What the task asks: Pictures excluded, return the lines below from the first through the line holding "var plotLeft = 189, plotRight".

Data shown:

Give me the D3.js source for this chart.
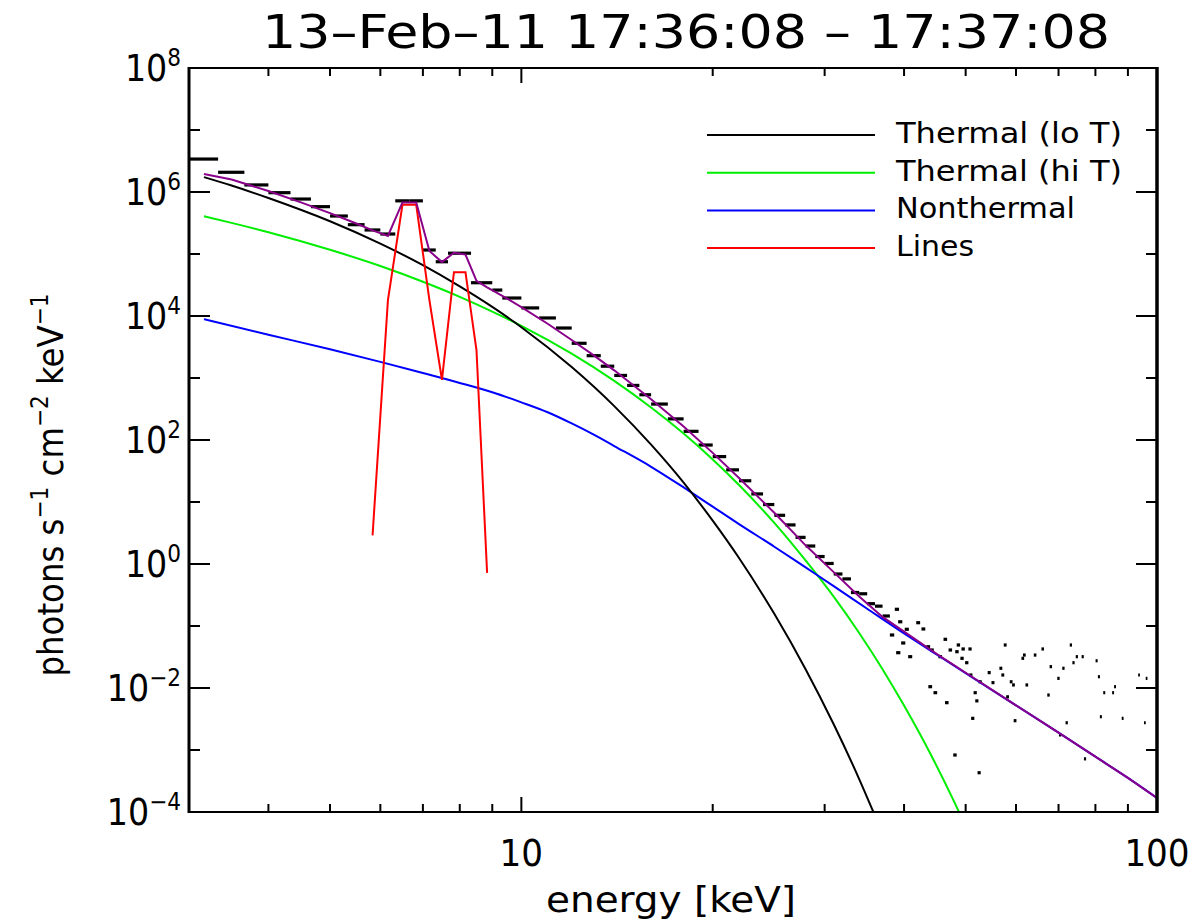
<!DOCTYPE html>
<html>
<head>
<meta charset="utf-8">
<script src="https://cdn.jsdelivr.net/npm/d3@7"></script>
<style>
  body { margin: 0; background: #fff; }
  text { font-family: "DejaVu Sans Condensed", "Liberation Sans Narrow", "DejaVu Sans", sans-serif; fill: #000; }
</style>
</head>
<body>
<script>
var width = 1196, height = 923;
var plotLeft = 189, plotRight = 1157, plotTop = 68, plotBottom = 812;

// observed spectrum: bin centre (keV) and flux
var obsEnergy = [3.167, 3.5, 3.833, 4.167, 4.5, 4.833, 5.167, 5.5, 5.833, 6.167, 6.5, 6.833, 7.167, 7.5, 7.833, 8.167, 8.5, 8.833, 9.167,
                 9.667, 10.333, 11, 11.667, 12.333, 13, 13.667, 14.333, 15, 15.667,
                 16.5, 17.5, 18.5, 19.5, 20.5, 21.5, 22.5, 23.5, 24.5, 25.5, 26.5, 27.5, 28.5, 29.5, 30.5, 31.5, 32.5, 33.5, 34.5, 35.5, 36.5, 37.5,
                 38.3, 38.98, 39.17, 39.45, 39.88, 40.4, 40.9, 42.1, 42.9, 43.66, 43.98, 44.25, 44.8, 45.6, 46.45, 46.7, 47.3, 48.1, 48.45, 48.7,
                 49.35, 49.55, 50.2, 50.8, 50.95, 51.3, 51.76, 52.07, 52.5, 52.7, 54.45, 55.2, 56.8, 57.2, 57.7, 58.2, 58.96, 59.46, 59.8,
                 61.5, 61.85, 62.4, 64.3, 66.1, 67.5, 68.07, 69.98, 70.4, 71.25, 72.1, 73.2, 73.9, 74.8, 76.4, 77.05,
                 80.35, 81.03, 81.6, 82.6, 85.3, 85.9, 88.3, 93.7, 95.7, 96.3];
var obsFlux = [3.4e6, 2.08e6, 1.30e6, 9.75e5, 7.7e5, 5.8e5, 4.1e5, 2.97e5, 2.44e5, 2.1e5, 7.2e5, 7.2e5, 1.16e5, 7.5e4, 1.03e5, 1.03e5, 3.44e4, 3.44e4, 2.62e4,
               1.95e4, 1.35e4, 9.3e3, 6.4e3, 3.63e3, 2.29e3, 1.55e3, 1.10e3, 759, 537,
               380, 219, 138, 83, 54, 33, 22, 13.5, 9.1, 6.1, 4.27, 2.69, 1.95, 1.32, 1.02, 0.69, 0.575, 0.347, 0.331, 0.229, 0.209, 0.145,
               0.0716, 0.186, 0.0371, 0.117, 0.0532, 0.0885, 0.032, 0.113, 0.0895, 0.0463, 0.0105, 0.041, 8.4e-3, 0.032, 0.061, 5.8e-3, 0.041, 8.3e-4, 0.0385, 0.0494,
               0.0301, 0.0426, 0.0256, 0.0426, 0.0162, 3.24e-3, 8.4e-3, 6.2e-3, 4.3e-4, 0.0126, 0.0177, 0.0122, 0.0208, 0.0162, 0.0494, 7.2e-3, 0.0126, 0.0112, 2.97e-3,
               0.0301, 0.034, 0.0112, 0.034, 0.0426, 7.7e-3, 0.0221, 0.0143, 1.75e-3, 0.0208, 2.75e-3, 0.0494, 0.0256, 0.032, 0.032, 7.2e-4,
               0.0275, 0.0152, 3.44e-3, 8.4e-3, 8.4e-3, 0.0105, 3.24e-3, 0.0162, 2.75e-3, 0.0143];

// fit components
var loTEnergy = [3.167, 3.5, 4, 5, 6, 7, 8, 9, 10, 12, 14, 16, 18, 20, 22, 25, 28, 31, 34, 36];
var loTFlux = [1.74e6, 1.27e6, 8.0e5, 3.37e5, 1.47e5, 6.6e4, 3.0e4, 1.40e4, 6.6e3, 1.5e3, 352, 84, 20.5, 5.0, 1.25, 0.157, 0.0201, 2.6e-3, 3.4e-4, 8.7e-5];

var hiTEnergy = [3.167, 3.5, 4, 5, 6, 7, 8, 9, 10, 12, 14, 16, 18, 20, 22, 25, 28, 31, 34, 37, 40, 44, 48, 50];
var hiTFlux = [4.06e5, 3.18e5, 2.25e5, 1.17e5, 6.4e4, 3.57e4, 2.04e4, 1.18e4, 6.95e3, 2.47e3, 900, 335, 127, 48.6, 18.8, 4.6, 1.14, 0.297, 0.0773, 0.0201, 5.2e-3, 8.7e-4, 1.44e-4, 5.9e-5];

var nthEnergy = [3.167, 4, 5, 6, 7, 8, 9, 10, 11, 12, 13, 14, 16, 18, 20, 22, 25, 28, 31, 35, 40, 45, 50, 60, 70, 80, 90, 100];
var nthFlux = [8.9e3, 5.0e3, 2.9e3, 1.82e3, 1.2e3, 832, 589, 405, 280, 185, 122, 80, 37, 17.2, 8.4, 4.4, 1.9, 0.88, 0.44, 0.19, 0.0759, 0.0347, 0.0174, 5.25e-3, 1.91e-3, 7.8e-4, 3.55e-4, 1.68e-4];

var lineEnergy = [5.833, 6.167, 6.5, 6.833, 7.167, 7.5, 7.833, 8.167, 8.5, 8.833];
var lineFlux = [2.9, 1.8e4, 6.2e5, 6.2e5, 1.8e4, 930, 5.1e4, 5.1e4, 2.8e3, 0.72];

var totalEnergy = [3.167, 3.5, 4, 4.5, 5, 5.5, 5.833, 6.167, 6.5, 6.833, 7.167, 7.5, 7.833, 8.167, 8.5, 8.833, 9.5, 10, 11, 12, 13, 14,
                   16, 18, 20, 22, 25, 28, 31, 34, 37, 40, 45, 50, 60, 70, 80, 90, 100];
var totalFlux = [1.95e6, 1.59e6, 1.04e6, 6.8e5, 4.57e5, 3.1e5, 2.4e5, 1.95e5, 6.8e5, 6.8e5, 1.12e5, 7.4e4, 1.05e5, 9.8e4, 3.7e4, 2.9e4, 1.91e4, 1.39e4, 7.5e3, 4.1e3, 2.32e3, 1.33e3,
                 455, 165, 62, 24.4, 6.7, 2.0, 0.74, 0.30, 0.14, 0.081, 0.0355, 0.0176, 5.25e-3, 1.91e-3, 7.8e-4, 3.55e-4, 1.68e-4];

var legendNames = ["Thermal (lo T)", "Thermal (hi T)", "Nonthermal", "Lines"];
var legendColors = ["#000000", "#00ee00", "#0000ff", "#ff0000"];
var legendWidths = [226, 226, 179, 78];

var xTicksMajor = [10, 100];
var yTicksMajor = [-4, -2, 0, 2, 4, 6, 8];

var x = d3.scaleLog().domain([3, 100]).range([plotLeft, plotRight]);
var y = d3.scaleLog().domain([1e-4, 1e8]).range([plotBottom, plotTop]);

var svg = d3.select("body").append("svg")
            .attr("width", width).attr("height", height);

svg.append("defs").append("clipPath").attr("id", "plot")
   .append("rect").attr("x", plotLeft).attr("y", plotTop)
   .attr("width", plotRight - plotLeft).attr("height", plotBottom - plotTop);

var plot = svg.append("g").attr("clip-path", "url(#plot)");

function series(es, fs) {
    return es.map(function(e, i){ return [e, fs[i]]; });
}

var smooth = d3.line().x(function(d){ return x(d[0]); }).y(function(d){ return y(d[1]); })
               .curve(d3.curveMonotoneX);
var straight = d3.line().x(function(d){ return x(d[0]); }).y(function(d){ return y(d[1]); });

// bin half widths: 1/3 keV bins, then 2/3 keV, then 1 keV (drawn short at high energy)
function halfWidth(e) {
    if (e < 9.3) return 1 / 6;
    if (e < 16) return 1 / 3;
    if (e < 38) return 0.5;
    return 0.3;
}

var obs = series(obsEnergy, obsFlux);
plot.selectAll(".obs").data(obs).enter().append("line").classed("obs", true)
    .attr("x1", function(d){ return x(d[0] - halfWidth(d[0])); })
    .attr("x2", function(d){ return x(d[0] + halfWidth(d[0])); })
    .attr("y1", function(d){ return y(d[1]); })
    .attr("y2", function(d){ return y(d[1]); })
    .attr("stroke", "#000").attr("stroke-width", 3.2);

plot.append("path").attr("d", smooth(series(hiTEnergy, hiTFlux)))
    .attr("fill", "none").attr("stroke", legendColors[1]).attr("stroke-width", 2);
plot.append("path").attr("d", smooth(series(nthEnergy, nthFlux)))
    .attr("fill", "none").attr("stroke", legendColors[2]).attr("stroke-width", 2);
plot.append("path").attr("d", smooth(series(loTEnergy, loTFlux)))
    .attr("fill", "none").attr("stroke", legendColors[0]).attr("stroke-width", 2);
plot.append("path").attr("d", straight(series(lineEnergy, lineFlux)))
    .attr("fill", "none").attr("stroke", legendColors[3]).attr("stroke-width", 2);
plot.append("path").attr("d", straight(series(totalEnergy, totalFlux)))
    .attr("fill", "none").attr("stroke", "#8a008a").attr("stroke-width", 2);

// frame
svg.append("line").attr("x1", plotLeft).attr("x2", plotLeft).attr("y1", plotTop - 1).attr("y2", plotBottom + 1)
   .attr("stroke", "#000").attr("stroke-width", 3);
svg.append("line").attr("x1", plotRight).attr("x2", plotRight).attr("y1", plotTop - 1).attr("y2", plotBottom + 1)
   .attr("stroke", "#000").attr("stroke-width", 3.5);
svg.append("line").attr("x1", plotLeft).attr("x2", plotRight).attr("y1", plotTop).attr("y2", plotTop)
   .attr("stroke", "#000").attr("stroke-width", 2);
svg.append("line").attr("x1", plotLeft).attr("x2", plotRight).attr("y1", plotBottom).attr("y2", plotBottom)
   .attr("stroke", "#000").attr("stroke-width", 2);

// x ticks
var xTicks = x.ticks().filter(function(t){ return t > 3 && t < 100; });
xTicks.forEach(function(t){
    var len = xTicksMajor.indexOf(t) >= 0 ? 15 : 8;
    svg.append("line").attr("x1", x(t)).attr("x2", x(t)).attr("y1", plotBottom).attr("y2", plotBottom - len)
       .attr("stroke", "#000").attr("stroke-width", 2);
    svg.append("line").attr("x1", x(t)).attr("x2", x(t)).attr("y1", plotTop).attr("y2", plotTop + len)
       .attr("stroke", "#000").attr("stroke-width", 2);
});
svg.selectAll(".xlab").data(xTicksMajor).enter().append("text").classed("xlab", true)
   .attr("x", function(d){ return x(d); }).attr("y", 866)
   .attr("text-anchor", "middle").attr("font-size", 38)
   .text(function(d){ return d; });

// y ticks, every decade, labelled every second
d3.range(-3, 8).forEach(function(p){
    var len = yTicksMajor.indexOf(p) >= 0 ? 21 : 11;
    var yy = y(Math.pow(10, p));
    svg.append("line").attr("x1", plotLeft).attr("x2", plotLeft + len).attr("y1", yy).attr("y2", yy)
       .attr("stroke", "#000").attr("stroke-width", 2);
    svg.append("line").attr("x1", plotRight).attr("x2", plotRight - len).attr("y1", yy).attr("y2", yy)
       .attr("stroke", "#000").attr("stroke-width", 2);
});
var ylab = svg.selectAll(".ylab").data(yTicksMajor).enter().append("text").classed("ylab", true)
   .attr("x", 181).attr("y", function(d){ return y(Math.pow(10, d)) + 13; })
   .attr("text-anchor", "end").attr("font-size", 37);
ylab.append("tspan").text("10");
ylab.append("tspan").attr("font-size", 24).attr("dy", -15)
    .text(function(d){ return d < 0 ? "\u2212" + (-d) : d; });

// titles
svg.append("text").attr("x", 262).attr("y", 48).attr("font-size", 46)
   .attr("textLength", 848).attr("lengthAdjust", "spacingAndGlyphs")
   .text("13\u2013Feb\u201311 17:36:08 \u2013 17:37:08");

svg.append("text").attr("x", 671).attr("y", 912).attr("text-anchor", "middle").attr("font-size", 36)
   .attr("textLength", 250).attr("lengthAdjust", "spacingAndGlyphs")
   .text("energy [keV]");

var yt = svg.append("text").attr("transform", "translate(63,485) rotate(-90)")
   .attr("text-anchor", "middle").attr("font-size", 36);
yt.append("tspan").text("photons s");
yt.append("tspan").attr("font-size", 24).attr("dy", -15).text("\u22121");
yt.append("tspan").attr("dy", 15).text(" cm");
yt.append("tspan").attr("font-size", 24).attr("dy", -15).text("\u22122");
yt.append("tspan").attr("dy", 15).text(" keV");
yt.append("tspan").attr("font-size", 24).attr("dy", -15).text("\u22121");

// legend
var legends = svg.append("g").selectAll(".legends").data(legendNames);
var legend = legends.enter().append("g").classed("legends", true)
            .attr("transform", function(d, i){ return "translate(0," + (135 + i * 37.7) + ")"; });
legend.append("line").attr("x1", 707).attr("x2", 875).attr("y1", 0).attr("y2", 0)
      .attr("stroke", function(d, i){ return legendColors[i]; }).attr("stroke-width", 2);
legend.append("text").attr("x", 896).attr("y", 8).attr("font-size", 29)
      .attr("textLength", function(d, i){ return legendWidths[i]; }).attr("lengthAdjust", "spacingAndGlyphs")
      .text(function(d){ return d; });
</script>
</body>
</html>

Exercise result:
Give me the D3.js source for this chart.
<!DOCTYPE html>
<html>
<head>
<meta charset="utf-8">
<script src="https://cdn.jsdelivr.net/npm/d3@7"></script>
<style>
  body { margin: 0; background: #fff; }
  text { font-family: "DejaVu Sans Condensed", "Liberation Sans Narrow", "DejaVu Sans", sans-serif; fill: #000; }
</style>
</head>
<body>
<script>
var width = 1196, height = 923;
var plotLeft = 189, plotRight = 1157, plotTop = 68, plotBottom = 812;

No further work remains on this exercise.